The Old World and the New, 1492 – 1650 by J. H. Elliott

The English historian J. H. Elliott is an expert on the history of Spain. His subject in this short book is the effect of the discovery of the New World on Europe, especially the Spanish. Yet he is hesitant to identify causal relationships, tending to identify historical correlations instead, e.g. between the amount of gold and silver taken from the Western Hemisphere to Spain and rising prices in Europe.

The book begins with Columbus discovering North America and ends with the collapse of the Spanish Empire. Between those events, the Spanish viewed the New World as a source of gold and silver and as an opportunity to spread civilization, especially Catholicism.

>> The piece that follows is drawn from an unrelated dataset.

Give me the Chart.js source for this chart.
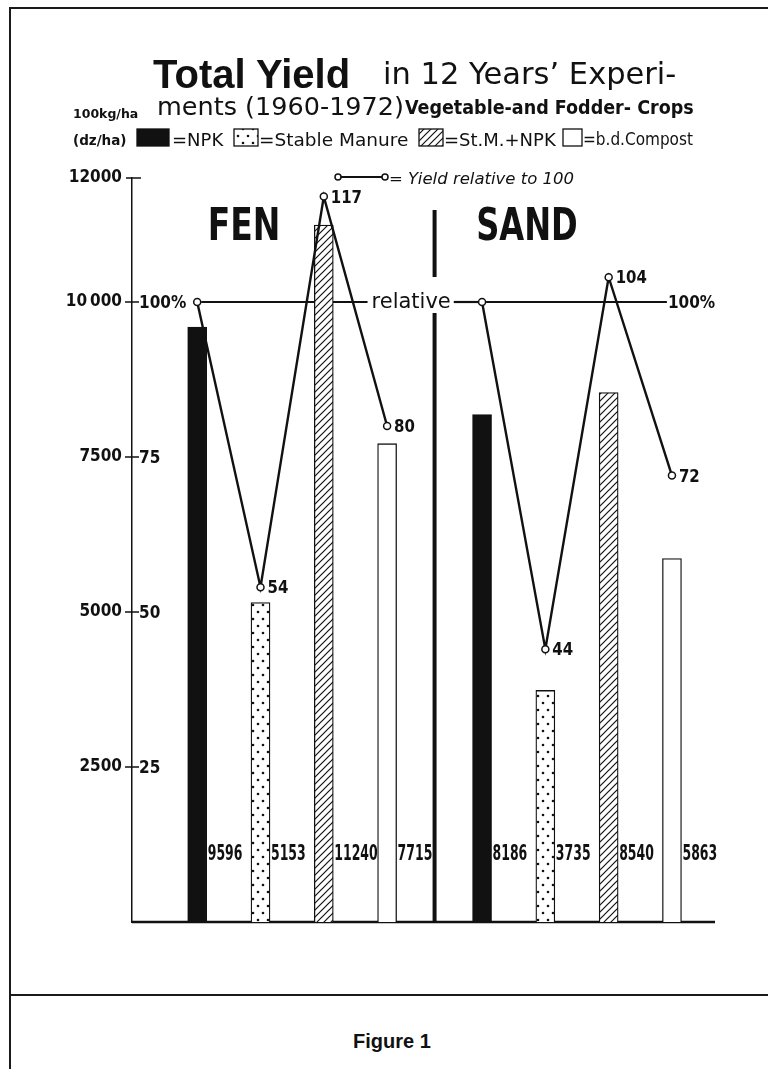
<!DOCTYPE html>
<html>
<head>
<meta charset="utf-8">
<script src="https://cdn.jsdelivr.net/npm/chart.js@4"></script>
<style>
  body { margin: 0; background: #fff; }
  #page { position: relative; width: 768px; height: 1069px; overflow: hidden; background: #fff; }
  #chart { position: absolute; left: 0; top: 0; }
  .rule { position: absolute; background: #1a1a1a; }
  .t { position: absolute; white-space: nowrap; line-height: 1; color: #111; }
</style>
</head>
<body>
<div id="page">
  <canvas id="chart" width="768" height="990"></canvas>

  <div class="rule" style="left:9px; top:7px; width:759px; height:2px;"></div>
  <div class="rule" style="left:9px; top:7px; width:2px; height:1062px;"></div>
  <div class="rule" style="left:9px; top:994px; width:759px; height:2px;"></div>

  <span class="t" style="left:153px; top:52px; font:bold 40px 'Liberation Sans';">Total Yield</span>
  <span class="t" style="left:383px; top:56px; font:30.5px 'DejaVu Sans';">in 12 Years’ Experi-</span>
  <span class="t" style="left:73px; top:106px; font:bold 12.5px 'DejaVu Sans';">100kg/ha</span>
  <span class="t" style="left:157px; top:91px; font:25.5px 'DejaVu Sans';">ments (1960-1972)</span>
  <span class="t" style="left:405px; top:96px; font:bold 19.5px 'DejaVu Sans Condensed';">Vegetable-and Fodder- Crops</span>
  <span class="t" style="left:73px; top:132px; font:bold 13.5px 'DejaVu Sans';">(dz/ha)</span>
  <span class="t" style="left:172px; top:129px; font:18px 'DejaVu Sans';">=NPK</span>
  <span class="t" style="left:259px; top:129px; font:18.5px 'DejaVu Sans';">=Stable Manure</span>
  <span class="t" style="left:444px; top:129px; font:18px 'DejaVu Sans';">=St.M.+NPK</span>
  <span class="t" style="left:583px; top:129px; font:17px 'DejaVu Sans Condensed';">=b.d.Compost</span>
  <span class="t" style="left:389px; top:169px; font:italic 16.5px 'DejaVu Sans';">= Yield relative to 100</span>
  <span class="t" style="left:353px; top:1030px; font:bold 20px 'Liberation Sans';">Figure 1</span>
</div>

<script>
// values
const soils = ['FEN', 'SAND'];
const treatments = ['NPK', 'Stable Manure', 'St.M.+NPK', 'b.d.Compost'];
const fenYield = [9596, 5153, 11240, 7715];
const sandYield = [8186, 3735, 8540, 5863];
const fenRelative = [100, 54, 117, 80];
const sandRelative = [100, 44, 104, 72];
const yieldTicks = [2500, 5000, 7500, 10000, 12000];
const yieldTickLabels = ['2500', '5000', '7500', '10\u2009000', '12000'];
const relTickLabels = ['25', '50', '75', '100%', ''];

const ink = '#111';
const canvas = document.getElementById('chart');
const ctx = canvas.getContext('2d');

// FEN bars sit on 0..3, SAND bars on 4.5..7.5
const slot = (g, i) => g * 4.5 + i;

function makePattern(w, h, paint) {
    const c = document.createElement('canvas');
    c.width = w; c.height = h;
    const g = c.getContext('2d');
    g.fillStyle = '#fff';
    g.fillRect(0, 0, w, h);
    paint(g);
    return ctx.createPattern(c, 'repeat');
}

const dots = makePattern(10, 14, g => {
    g.fillStyle = ink;
    g.beginPath(); g.arc(3, 3, 1.3, 0, Math.PI * 2); g.fill();
    g.beginPath(); g.arc(8, 10, 1.3, 0, Math.PI * 2); g.fill();
});
const hatch = makePattern(7, 7, g => {
    g.strokeStyle = ink;
    g.lineWidth = 1.2;
    g.beginPath();
    g.moveTo(-1, 8); g.lineTo(8, -1);
    g.moveTo(-1, 1); g.lineTo(1, -1);
    g.moveTo(6, 8); g.lineTo(8, 6);
    g.stroke();
});
const fills = [ink, dots, hatch, '#fff'];

function line(c, x1, y1, x2, y2, w) {
    c.lineWidth = w;
    c.beginPath(); c.moveTo(x1, y1); c.lineTo(x2, y2); c.stroke();
}

// text squeezed horizontally by sx
function text(c, str, x, y, font, sx, align) {
    c.save();
    c.font = font;
    c.textAlign = 'left';
    c.textBaseline = 'alphabetic';
    const w = c.measureText(str).width * sx;
    const x0 = align === 'center' ? x - w / 2 : align === 'right' ? x - w : x;
    c.translate(x0, y);
    c.scale(sx, 1);
    c.fillText(str, 0, 0);
    c.restore();
    return w;
}

function circle(c, x, y, r) {
    c.beginPath(); c.arc(x, y, r, 0, Math.PI * 2);
    c.fillStyle = '#fff'; c.fill();
    c.lineWidth = 1.5; c.stroke();
}

const figurePlugin = {
    id: 'figure',
    beforeDatasetsDraw(chart) {
        const { ctx: c, chartArea: a, scales: { x, y, yRel } } = chart;
        c.save();
        c.strokeStyle = ink;
        c.fillStyle = ink;

        const y0 = y.getPixelForValue(0);
        line(c, a.left, y0, a.right, y0, 2.5);

        // cross ticks and the relative scale written right of the axis
        yieldTicks.forEach((v, i) => {
            const py = y.getPixelForValue(v);
            if (v === 12000) line(c, a.left - 6, py, a.left + 9, py, 1.5);
            else line(c, a.left - 7, py, a.left + 7, py, 1.5);
            if (relTickLabels[i]) {
                c.fillStyle = ink;
                text(c, relTickLabels[i], a.left + 7, py + 6, 'bold 17px "DejaVu Sans Condensed"', 1, 'left');
            }
        });

        // divider between FEN and SAND
        const py100 = yRel.getPixelForValue(100);
        const xd = x.getPixelForValue(3.75);
        line(c, xd, a.top + 32, xd, py100 - 25, 4);
        line(c, xd, py100 + 11, xd, y0, 4);

        // 100 % reference line with its labels
        const relW = text(c, 'relative', x.getPixelForValue(3.38), py100 + 6, '21px "DejaVu Sans"', 1, 'center');
        const relL = x.getPixelForValue(3.38) - relW / 2;
        line(c, x.getPixelForValue(0) + 4, py100, relL - 4, py100, 2.2);
        line(c, relL + relW + 3, py100, x.getPixelForValue(4.5) - 4, py100, 2.2);
        const xEnd = x.getPixelForValue(7.42);
        line(c, x.getPixelForValue(4.5) + 4, py100, xEnd, py100, 2.2);
        text(c, '100%', xEnd + 1, py100 + 6, 'bold 17px "DejaVu Sans Condensed"', 1, 'left');

        // soil names
        text(c, soils[0], x.getPixelForValue(0.74), a.top + 62, 'bold 44px "DejaVu Sans"', 0.75, 'center');
        text(c, soils[1], x.getPixelForValue(5.21), a.top + 62, 'bold 44px "DejaVu Sans"', 0.73, 'center');

        // legend swatches
        const sw = [[137, 32], [234, 24], [419, 24], [563, 19]];
        sw.forEach(([lx, w], i) => {
            c.fillStyle = fills[i];
            c.fillRect(lx, 129, w, 17);
            c.lineWidth = 1.3;
            c.strokeRect(lx, 129, w, 17);
        });
        line(c, 338, 177, 385, 177, 2);
        circle(c, 338, 177, 3);
        circle(c, 385, 177, 3);
        c.restore();
    },
    afterDatasetsDraw(chart) {
        const c = chart.ctx;
        const y0 = chart.scales.y.getPixelForValue(0);
        c.save();
        c.fillStyle = ink;
        // yields written beside each bar near the bottom
        const bars = chart.getDatasetMeta(2).data;
        const yields = fenYield.concat(sandYield);
        bars.forEach((el, i) => {
            text(c, String(yields[i]), el.x + el.width / 2 + 1, y0 - 62, 'bold 21px "DejaVu Sans Condensed"', 0.66, 'left');
        });
        // relative values beside the circles
        [fenRelative, sandRelative].forEach((rel, d) => {
            chart.getDatasetMeta(d).data.forEach((pt, i) => {
                if (rel[i] === 100) return;
                text(c, String(rel[i]), pt.x + 7, pt.y + 6, 'bold 17.5px "DejaVu Sans Condensed"', 0.95, 'left');
            });
        });
        c.restore();
    }
};

const relLine = (rel, g) => ({
    type: 'line',
    label: soils[g] + ' relative',
    data: rel.map((v, i) => ({ x: slot(g, i), y: v })),
    yAxisID: 'yRel',
    borderColor: ink,
    borderWidth: 2.4,
    tension: 0,
    pointRadius: 3.5,
    pointBackgroundColor: '#fff',
    pointBorderColor: ink,
    pointBorderWidth: 1.5,
    order: 1
});

new Chart(ctx, {
    type: 'bar',
    data: {
        datasets: [
            relLine(fenRelative, 0),
            relLine(sandRelative, 1),
            {
                type: 'bar',
                label: 'Total yield',
                data: fenYield.map((v, i) => ({ x: slot(0, i), y: v }))
                    .concat(sandYield.map((v, i) => ({ x: slot(1, i), y: v }))),
                backgroundColor: fills.concat(fills),
                borderColor: ink,
                borderWidth: 1.3,
                barThickness: 19,
                grouped: false,
                yAxisID: 'y',
                order: 2
            }
        ]
    },
    options: {
        responsive: false,
        animation: false,
        devicePixelRatio: 1,
        events: [],
        layout: { padding: { top: 178, bottom: 68, left: 0, right: 53 } },
        plugins: { legend: { display: false }, tooltip: { enabled: false } },
        scales: {
            x: { type: 'linear', min: -1.03, max: 8.18, display: false, offset: false },
            y: {
                min: 0, max: 12000,
                afterBuildTicks: s => { s.ticks = yieldTicks.map(v => ({ value: v })); },
                afterFit: s => { s.width = 132; },
                grid: { display: false, drawTicks: false },
                border: { display: true, color: ink, width: 1.5 },
                ticks: {
                    padding: 10,
                    color: ink,
                    font: { family: 'DejaVu Sans Condensed', weight: 'bold', size: 17 },
                    callback: v => yieldTickLabels[yieldTicks.indexOf(v)]
                }
            },
            yRel: { min: 0, max: 120, display: false }
        }
    },
    plugins: [figurePlugin]
});
</script>
</body>
</html>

There were  intellectual consequences, but most of the impact was economic and political. Harvesting 180 tons of gold and 16,000 tons of silver (plus any that wasn’t officially reported) helped Spain become the most powerful nation in the world.

This development wasn’t lost on the other European powers. In Elliott’s words: “Overseas possessions came to be seen as essential adjuncts of Europe, enhancing the military and economic power of its rival nation-states”.

Considering that Jamestown, the first permanent English settlement in America, was founded in 1607, and the Pilgrims landed at Plymouth in 1620, it isn’t surprising that the English play a small role in this story. What surprised me was how much history was being made in the New World by the Spanish, Portuguese, French and Dutch before the English began to colonize North America.

Not everyone in Europe thought the discovery of the New World was a blessing. There were Spaniards who criticized the treatment of Spain’s new subjects and believed Spain would be better off economically and morally without importing all that precious metal.

The French essayist Montaigne also had something to say: “So many goodly cities ransacked and razed; so many nations destroyed and made desolate; so many infinite millions of harmless people of all sexes, states and ages, massacred, ravaged and put to the sword; and the richest, the fairest and the best part of the world turned topsy-turvy, ruined and defaced for the traffic of pearls and pepper”.